**GIVEN PROBLEM:** Quote word for word the lines below, beginning with the first and ending with the one that has "(tl) at (0,53);". Drop the pictures.

**STORED DATA:**
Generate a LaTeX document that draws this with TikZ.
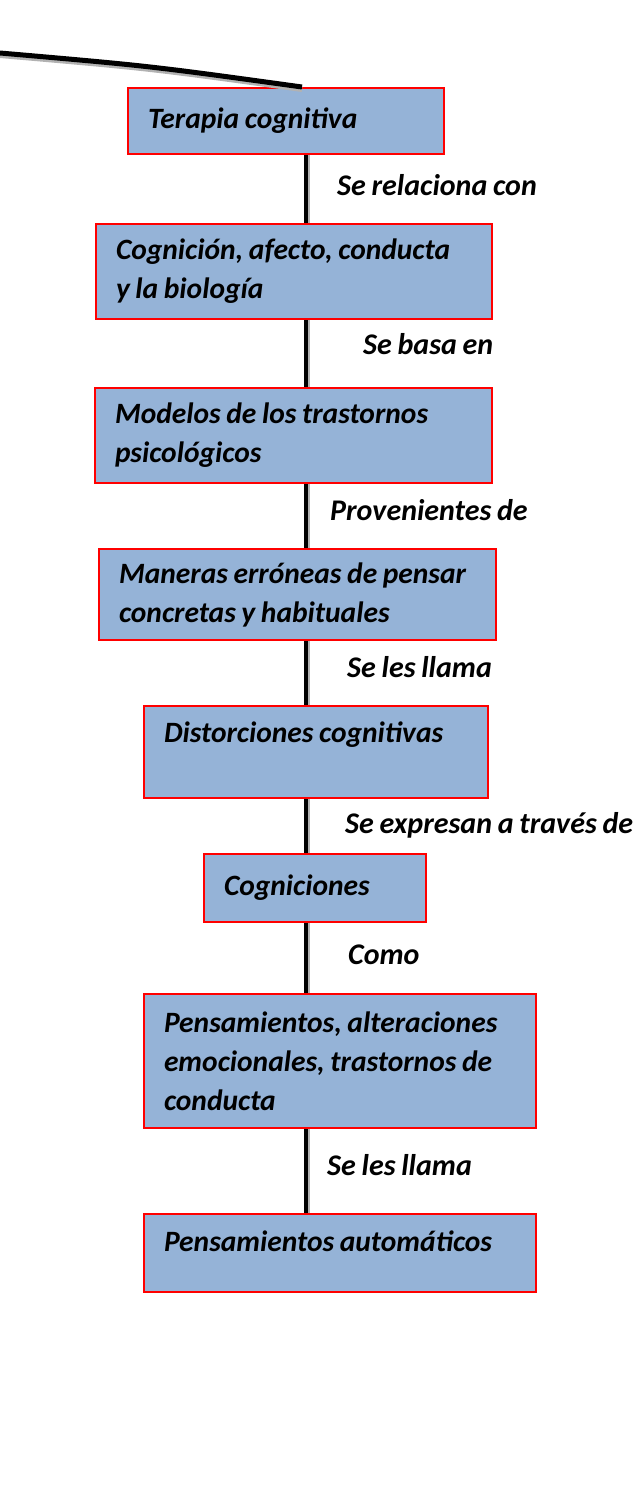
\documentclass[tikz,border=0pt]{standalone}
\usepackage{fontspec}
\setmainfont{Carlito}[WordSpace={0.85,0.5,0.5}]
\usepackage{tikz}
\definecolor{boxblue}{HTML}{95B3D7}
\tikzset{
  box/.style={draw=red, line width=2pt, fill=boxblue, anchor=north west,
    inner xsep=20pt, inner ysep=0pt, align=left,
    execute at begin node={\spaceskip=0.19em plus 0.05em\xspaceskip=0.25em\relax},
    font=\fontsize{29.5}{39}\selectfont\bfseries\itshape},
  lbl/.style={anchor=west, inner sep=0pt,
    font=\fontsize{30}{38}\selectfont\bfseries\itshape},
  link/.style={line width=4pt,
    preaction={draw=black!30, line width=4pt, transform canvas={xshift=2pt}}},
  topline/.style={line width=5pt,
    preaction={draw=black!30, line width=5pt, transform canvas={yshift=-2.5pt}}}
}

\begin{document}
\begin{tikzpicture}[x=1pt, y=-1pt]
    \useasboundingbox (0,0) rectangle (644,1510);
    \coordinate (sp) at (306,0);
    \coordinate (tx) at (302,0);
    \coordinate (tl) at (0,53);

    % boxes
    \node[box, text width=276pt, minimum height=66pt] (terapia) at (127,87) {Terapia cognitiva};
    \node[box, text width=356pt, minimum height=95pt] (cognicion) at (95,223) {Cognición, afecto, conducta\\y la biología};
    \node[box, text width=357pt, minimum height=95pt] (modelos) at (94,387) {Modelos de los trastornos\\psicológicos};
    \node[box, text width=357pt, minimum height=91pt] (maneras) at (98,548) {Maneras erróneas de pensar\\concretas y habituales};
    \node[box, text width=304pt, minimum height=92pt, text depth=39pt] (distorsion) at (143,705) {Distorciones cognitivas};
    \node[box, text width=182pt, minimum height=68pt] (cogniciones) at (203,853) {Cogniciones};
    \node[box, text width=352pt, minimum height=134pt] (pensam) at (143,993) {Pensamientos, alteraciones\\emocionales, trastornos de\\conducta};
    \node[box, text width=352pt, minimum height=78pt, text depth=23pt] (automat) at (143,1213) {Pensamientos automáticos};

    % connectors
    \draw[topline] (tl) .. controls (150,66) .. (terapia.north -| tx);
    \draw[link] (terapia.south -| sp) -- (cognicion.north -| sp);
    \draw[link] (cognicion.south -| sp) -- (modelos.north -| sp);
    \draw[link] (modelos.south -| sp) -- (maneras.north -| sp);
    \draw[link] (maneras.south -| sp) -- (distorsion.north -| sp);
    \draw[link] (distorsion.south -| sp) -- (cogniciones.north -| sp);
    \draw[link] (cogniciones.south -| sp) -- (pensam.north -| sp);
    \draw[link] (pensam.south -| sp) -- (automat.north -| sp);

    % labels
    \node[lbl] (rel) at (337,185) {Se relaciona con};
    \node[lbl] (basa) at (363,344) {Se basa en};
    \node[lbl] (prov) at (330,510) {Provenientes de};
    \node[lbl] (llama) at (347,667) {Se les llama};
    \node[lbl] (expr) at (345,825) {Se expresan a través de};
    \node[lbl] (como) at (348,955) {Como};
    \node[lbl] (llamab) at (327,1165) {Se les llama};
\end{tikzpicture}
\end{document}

**WORKED ANSWER:**
Generate a LaTeX document that draws this with TikZ.
\documentclass[tikz,border=0pt]{standalone}
\usepackage{fontspec}
\setmainfont{Carlito}[WordSpace={0.85,0.5,0.5}]
\usepackage{tikz}
\definecolor{boxblue}{HTML}{95B3D7}
\tikzset{
  box/.style={draw=red, line width=2pt, fill=boxblue, anchor=north west,
    inner xsep=20pt, inner ysep=0pt, align=left,
    execute at begin node={\spaceskip=0.19em plus 0.05em\xspaceskip=0.25em\relax},
    font=\fontsize{29.5}{39}\selectfont\bfseries\itshape},
  lbl/.style={anchor=west, inner sep=0pt,
    font=\fontsize{30}{38}\selectfont\bfseries\itshape},
  link/.style={line width=4pt,
    preaction={draw=black!30, line width=4pt, transform canvas={xshift=2pt}}},
  topline/.style={line width=5pt,
    preaction={draw=black!30, line width=5pt, transform canvas={yshift=-2.5pt}}}
}

\begin{document}
\begin{tikzpicture}[x=1pt, y=-1pt]
    \useasboundingbox (0,0) rectangle (644,1510);
    \coordinate (sp) at (306,0);
    \coordinate (tx) at (302,0);
    \coordinate (tl) at (0,53);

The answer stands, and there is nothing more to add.